Department chief Guido Bertolaso said experts were putting the final touches to the plan and stressed the solutions proposed had already received a positive response from most of the authorities involved.
"I hope to complete everything by the end of the month," said Bertolaso, who was set to meet the government's commissioner for the refuse emergency, Corrado Catenacci, to discuss the final details.
Southern Italy and particularly the region of Campania around the port city of Naples have been plagued by refuse emergencies for years because of the lack of legal landfill dumps and rubbish disposal plants.

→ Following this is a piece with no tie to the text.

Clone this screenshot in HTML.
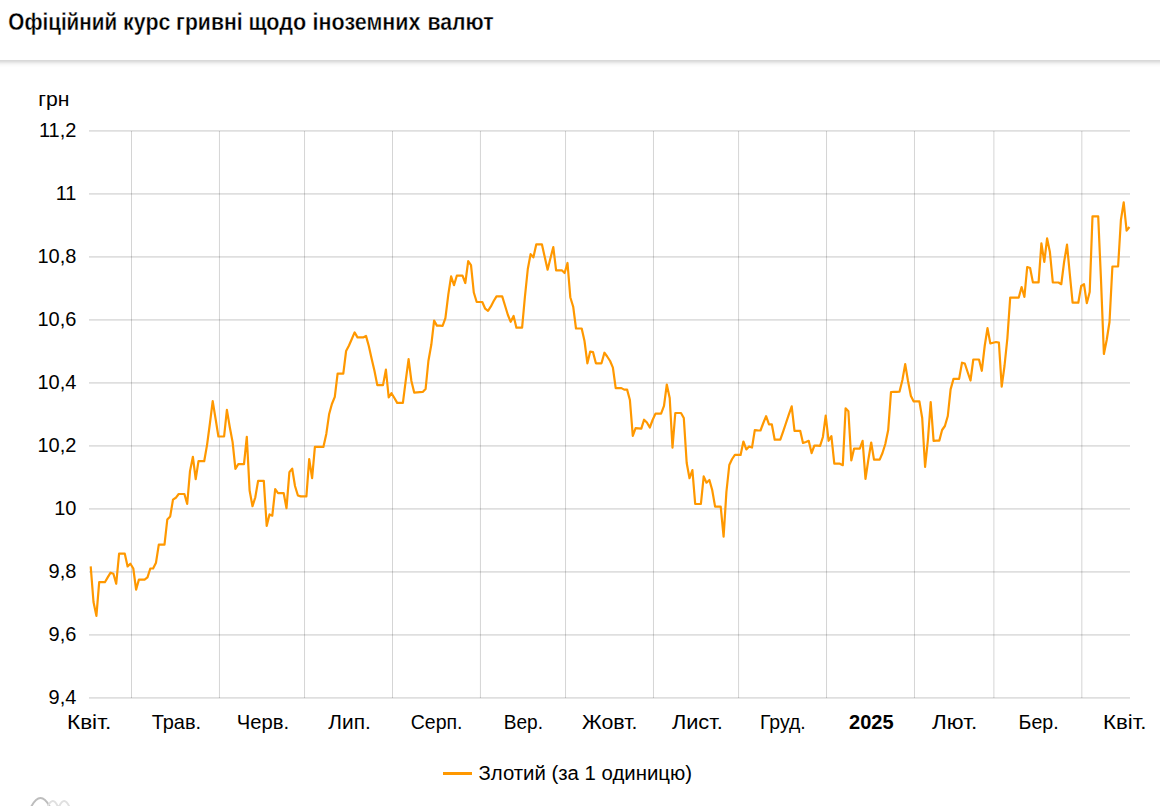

Last summer, protests against the construction of a trash incinerator in Acerra made international headlines. The protesters cited recent studies linking proximity to a waste power plant with an increase in cancer incidence.
Prosecutors are currently investigating cancer rates in the population living in Acerra and two nearby towns, Nola and Marigliano. A report by top Italian researcher Alfredo Mazza of
Italy's National Research Council published last year in the medical journal The Lancet linked an increase in cancer deaths to the Campania region's refuse problem.
Mazza stressed that the eastern part of Campania had one of the "worst records of illegal environmental activity in Italy, largely due to the Camorra, the indigenous mafia." Trash disposal is one of the Camorra's most lucrative businesses and the organisation has created hundreds of
illegal dumps in the region where it often buries dangerous refuse. It also disposes of waste by burning it in fields, generating potentially hazardous emissions.